Doscientos cuatro años de independencia de Cuenca no son poca cosa, ni suficiente como para no mirar con total compromiso su futuro, aun su presente.
Las ciudades no son únicamente un trazado de calles, avenidas y autopistas; un conjunto de viviendas, un cuerpo en constante expansión, un punto destacado en el mapa, o un conglomerado de autoridades, pasajeras por demás en sus cargos, sean de elección popular o designadas por el gobierno de turno.
Son, sobretodo, literalmente, el pálpito de quienes habitan en ella, la hacen, la sueñan, les duele en ciertos momentos por diversas circunstancias, la aman, les importa su historia, darían todo para verla grande, hermosa, heroica, sin ataduras ni dependiente de nadie.
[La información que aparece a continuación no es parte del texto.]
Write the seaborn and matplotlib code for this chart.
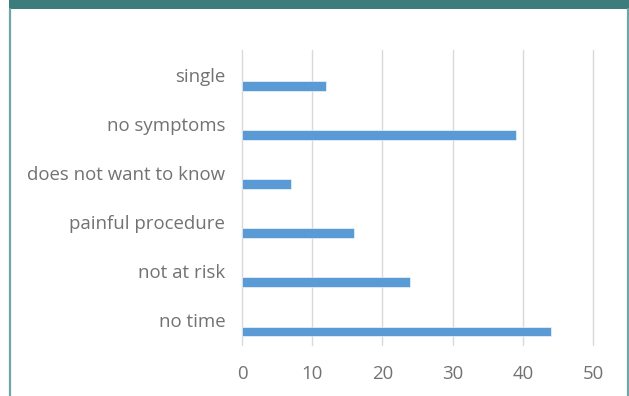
import matplotlib
matplotlib.use("Agg")
import matplotlib.pyplot as plt
import seaborn as sns
import pandas as pd
import numpy as np
from matplotlib.patches import Rectangle
from matplotlib.lines import Line2D

# Reasons given for not being screened
reasons = ["single", "no symptoms", "does not want to know",
           "painful procedure", "not at risk", "no time"]
counts = [12, 39, 7, 16, 24, 44]
x_ticks = [0, 10, 20, 30, 40, 50]

df = pd.DataFrame({"reason": reasons, "count": counts})

sns.set_theme(style="white")
plt.rcParams["font.family"] = ["Open Sans", "DejaVu Sans"]

text_grey = "#727272"
bar_blue = "#5b9bd5"
teal = "#3c7d7c"
teal_light = "#6fa6a6"

fig = plt.figure(figsize=(6.29, 3.96), dpi=100)
fig.patch.set_facecolor("white")

# Header band and panel border
fig.add_artist(Rectangle((9 / 629, 1 - 9 / 396), 1, 9 / 396,
                         transform=fig.transFigure, facecolor=teal,
                         edgecolor="none", zorder=0))
fig.add_artist(Line2D([9.5 / 629, 9.5 / 629], [0, 1 - 9 / 396],
                      transform=fig.transFigure, color=teal_light, lw=1.6))
fig.add_artist(Line2D([627.5 / 629, 627.5 / 629], [0, 1 - 9 / 396],
                      transform=fig.transFigure, color=teal_light, lw=1.6))

ax = fig.add_axes([242 / 629, 1 - 345 / 396, (593 - 242) / 629, (345 - 50) / 396])

sns.barplot(data=df, x="count", y="reason", order=reasons, orient="h",
            color=bar_blue, width=0.2, saturation=1, ax=ax,
            edgecolor="white", linewidth=0.4)

# Bars sit in the lower part of each category band; labels at band centre
offset = 0.225
ax.set_ylim(5.5 - offset, -0.5 - offset)
ax.set_yticks(np.arange(len(reasons)) - offset, reasons)
ax.set_xlim(0, 50)
ax.set_xticks(x_ticks, [str(t) for t in x_ticks])

ax.xaxis.grid(True, color="#d9d9d9", lw=1.0)
for gl in ax.get_xgridlines():
    gl.set_clip_on(False)
ax.yaxis.grid(False)
ax.set_axisbelow(True)
for s in ax.spines.values():
    s.set_visible(False)

ax.set_xlabel("")
ax.set_ylabel("")
ax.tick_params(axis="y", length=0, pad=12, labelsize=13.4, labelcolor=text_grey)
ax.tick_params(axis="x", length=0, pad=14.5, labelsize=13.4, labelcolor=text_grey)

fig.savefig("out.png", dpi=100, facecolor="white")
Eso y mucho más es Cuenca. La hacen sus artesanos, sus obreros, sus pintores, poetas, escritores, músicos, sus agricultores, sus jóvenes, sus deportistas y artistas, sus amas de casa, sus profesionales, empresarios y emprendedores; pero también sus ríos, cerros, montañas, lagunas, páramos; su flora y fauna, y cuya comunión entre sí hacen de ella la ciudad preferida para vivir, trabajar y morir.
La ciudad Patrimonio Cultural de la Humanidad, la referente en varios sentidos para el resto del Ecuador, está de fiesta; y todos, los de aquí y los de allá, o los de más allá, la celebran; le renuevan su lealtad y su compromiso para verla siempre grande, próspera y atractiva, sobre todo, vivible, como pocas en el mundo.
Cuanto ha alcanzado Cuenca, en gran parte es producto del esfuerzo y sacrificio de su gente; siempre dispuesta a sumar esfuerzos, a proponer, a consensuar aun en medio de las diferencias.
Hay tantas, pero tantas razones a favor de la ciudad, y eso lo saben todos los ecuatorianos; igual quienes, de manera pasajera, están en los diversos niveles del gobierno, cuya conciencia debe golpearles cuando mediten si la están atendiendo como se merece.
A los cuencanos nadie les quita lo bien cantado, y por eso ¡Viva Cuenca!